+++ Rows +++

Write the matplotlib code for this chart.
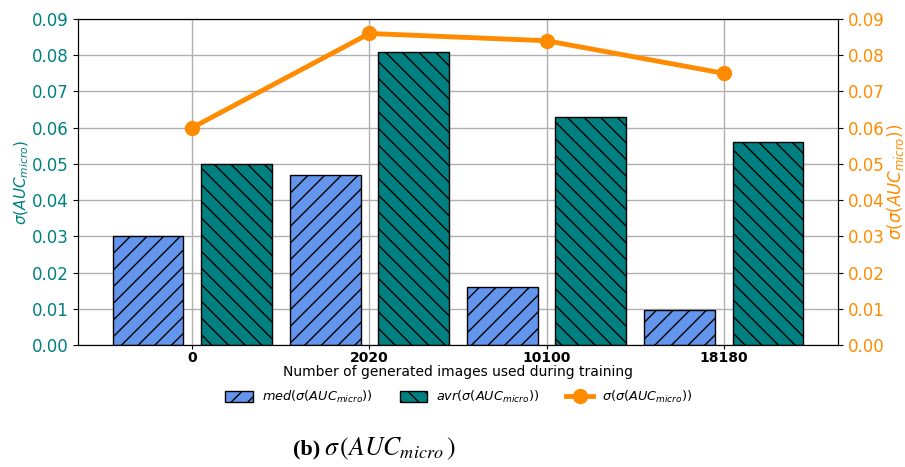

+++
+++ Rows +++

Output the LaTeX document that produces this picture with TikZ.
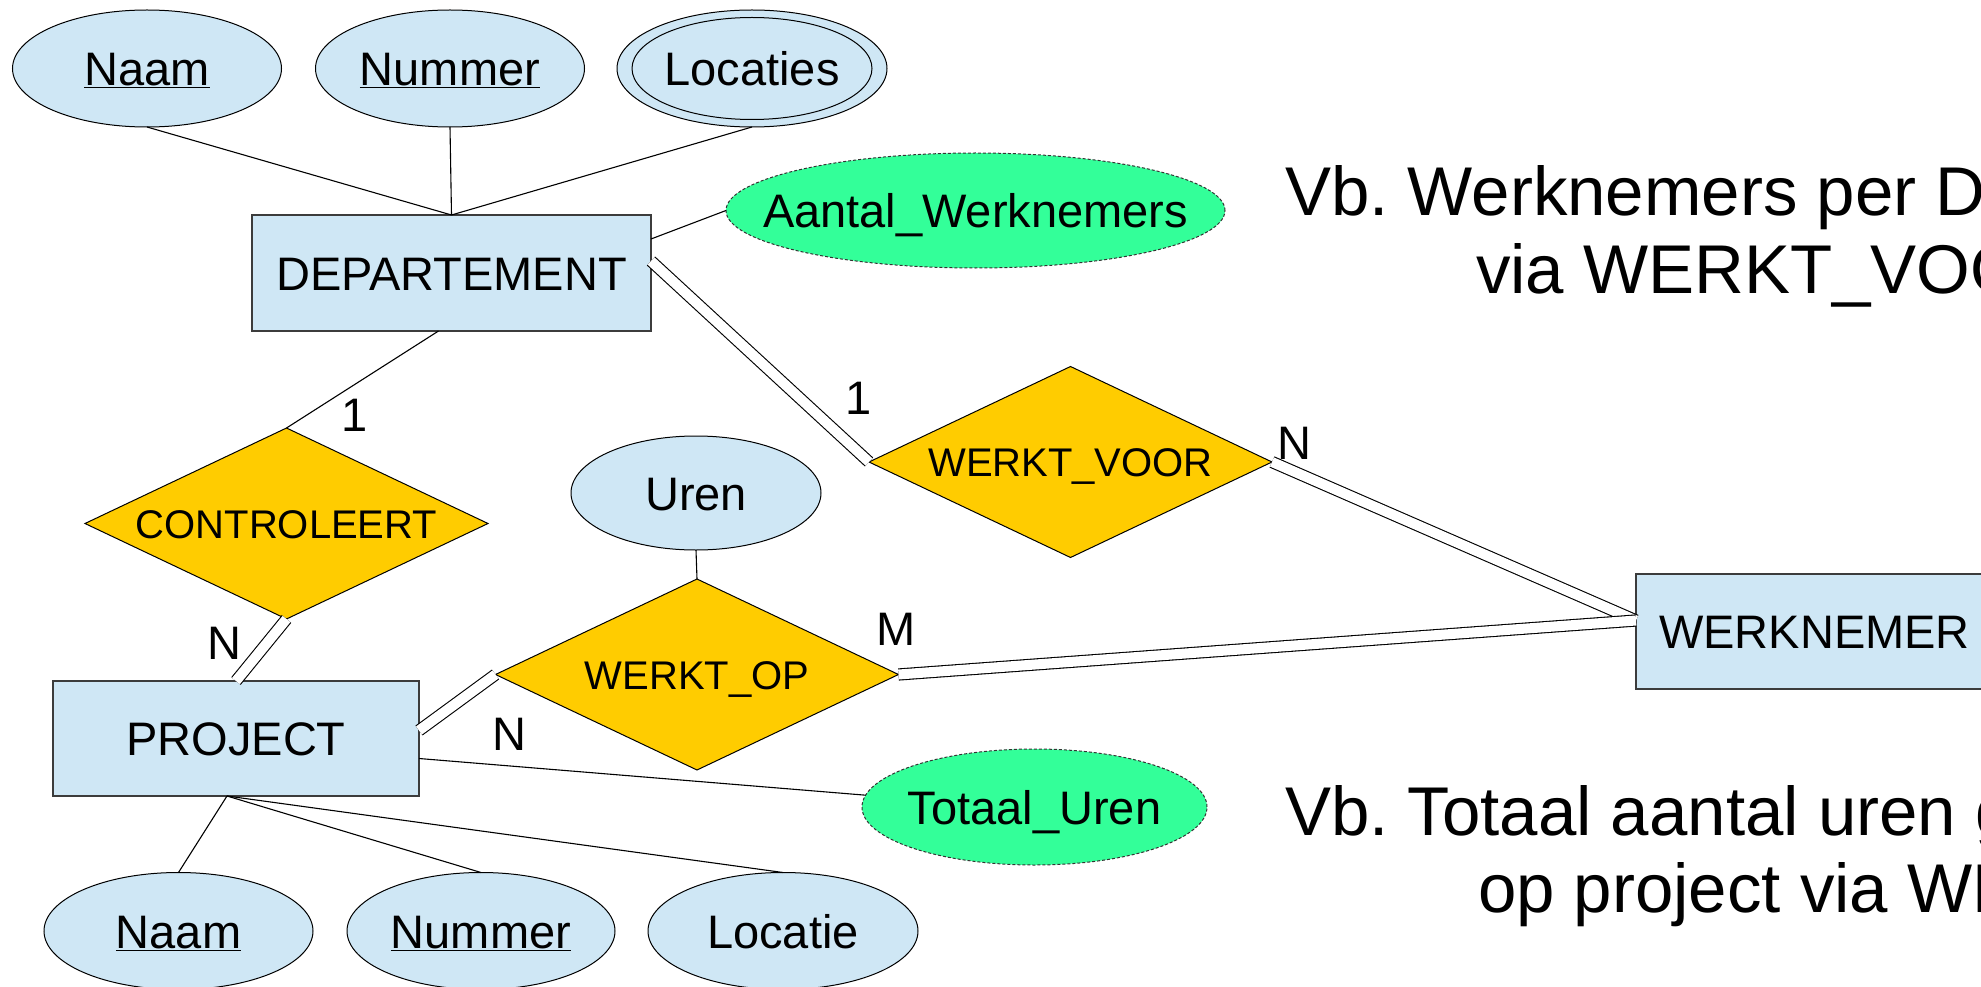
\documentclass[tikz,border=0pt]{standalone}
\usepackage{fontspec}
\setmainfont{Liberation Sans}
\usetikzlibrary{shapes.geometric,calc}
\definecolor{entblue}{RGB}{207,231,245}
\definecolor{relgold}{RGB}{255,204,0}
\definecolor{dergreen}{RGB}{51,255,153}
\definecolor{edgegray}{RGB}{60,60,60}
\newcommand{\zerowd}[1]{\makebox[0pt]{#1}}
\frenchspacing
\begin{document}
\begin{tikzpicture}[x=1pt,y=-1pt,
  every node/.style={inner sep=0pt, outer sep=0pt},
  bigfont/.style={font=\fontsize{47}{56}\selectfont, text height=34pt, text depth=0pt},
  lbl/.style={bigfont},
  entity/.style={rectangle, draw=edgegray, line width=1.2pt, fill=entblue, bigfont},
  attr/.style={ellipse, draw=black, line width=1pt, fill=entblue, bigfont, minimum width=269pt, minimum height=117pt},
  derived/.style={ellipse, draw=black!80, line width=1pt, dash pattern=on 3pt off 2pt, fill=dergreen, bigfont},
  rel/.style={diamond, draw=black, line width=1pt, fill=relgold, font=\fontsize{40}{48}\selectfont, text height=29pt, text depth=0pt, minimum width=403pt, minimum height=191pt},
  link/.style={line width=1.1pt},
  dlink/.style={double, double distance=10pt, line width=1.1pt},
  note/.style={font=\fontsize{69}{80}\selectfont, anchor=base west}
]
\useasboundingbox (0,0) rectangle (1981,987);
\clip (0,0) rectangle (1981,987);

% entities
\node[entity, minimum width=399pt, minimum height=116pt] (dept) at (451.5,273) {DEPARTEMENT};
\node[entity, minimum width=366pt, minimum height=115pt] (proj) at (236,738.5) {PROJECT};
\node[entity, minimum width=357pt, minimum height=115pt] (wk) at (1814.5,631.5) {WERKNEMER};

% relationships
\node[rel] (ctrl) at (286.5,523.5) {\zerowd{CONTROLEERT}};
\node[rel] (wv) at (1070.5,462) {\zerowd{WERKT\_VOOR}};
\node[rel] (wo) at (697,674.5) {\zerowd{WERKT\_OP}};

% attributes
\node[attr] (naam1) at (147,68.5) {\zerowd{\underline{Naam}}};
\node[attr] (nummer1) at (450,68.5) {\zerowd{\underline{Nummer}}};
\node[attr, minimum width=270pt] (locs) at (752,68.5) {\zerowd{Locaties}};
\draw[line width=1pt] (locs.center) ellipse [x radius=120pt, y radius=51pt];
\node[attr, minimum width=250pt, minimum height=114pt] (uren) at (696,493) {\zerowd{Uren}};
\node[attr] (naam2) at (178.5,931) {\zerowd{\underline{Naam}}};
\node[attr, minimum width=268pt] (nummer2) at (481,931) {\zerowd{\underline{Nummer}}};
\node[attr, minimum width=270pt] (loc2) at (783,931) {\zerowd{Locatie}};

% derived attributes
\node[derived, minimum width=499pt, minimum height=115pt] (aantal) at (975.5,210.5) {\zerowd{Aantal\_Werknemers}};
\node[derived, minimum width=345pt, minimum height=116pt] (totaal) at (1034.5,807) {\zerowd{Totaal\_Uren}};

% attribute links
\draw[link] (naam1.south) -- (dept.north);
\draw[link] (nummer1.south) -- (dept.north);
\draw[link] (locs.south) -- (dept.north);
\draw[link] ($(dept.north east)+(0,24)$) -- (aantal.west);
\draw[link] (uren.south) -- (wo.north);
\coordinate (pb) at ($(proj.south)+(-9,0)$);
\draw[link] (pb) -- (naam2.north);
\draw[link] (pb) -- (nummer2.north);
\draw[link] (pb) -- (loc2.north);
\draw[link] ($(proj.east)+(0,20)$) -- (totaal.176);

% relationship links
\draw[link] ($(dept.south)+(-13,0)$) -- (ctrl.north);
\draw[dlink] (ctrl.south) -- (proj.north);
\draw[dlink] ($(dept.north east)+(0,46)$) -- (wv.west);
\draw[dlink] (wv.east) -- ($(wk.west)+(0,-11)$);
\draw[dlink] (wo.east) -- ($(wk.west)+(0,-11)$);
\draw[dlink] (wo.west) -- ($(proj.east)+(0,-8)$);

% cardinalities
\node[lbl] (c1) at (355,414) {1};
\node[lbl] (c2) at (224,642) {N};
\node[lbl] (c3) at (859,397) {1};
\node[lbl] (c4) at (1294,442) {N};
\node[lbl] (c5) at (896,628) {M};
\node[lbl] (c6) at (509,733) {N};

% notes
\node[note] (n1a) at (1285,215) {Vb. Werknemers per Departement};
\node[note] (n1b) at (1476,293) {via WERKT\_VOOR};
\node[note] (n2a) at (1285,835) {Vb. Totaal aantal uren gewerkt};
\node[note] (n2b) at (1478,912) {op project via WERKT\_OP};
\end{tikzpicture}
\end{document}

+++

• **The exercise**: Copy the listing above exactly, but only from the line with "Output the LaTeX" through the line with "(wo) at (697,674.5)", including those two lines and excluding any picture.

• **Answer in full**:
Output the LaTeX document that produces this picture with TikZ.
\documentclass[tikz,border=0pt]{standalone}
\usepackage{fontspec}
\setmainfont{Liberation Sans}
\usetikzlibrary{shapes.geometric,calc}
\definecolor{entblue}{RGB}{207,231,245}
\definecolor{relgold}{RGB}{255,204,0}
\definecolor{dergreen}{RGB}{51,255,153}
\definecolor{edgegray}{RGB}{60,60,60}
\newcommand{\zerowd}[1]{\makebox[0pt]{#1}}
\frenchspacing
\begin{document}
\begin{tikzpicture}[x=1pt,y=-1pt,
  every node/.style={inner sep=0pt, outer sep=0pt},
  bigfont/.style={font=\fontsize{47}{56}\selectfont, text height=34pt, text depth=0pt},
  lbl/.style={bigfont},
  entity/.style={rectangle, draw=edgegray, line width=1.2pt, fill=entblue, bigfont},
  attr/.style={ellipse, draw=black, line width=1pt, fill=entblue, bigfont, minimum width=269pt, minimum height=117pt},
  derived/.style={ellipse, draw=black!80, line width=1pt, dash pattern=on 3pt off 2pt, fill=dergreen, bigfont},
  rel/.style={diamond, draw=black, line width=1pt, fill=relgold, font=\fontsize{40}{48}\selectfont, text height=29pt, text depth=0pt, minimum width=403pt, minimum height=191pt},
  link/.style={line width=1.1pt},
  dlink/.style={double, double distance=10pt, line width=1.1pt},
  note/.style={font=\fontsize{69}{80}\selectfont, anchor=base west}
]
\useasboundingbox (0,0) rectangle (1981,987);
\clip (0,0) rectangle (1981,987);

% entities
\node[entity, minimum width=399pt, minimum height=116pt] (dept) at (451.5,273) {DEPARTEMENT};
\node[entity, minimum width=366pt, minimum height=115pt] (proj) at (236,738.5) {PROJECT};
\node[entity, minimum width=357pt, minimum height=115pt] (wk) at (1814.5,631.5) {WERKNEMER};

% relationships
\node[rel] (ctrl) at (286.5,523.5) {\zerowd{CONTROLEERT}};
\node[rel] (wv) at (1070.5,462) {\zerowd{WERKT\_VOOR}};
\node[rel] (wo) at (697,674.5) {\zerowd{WERKT\_OP}};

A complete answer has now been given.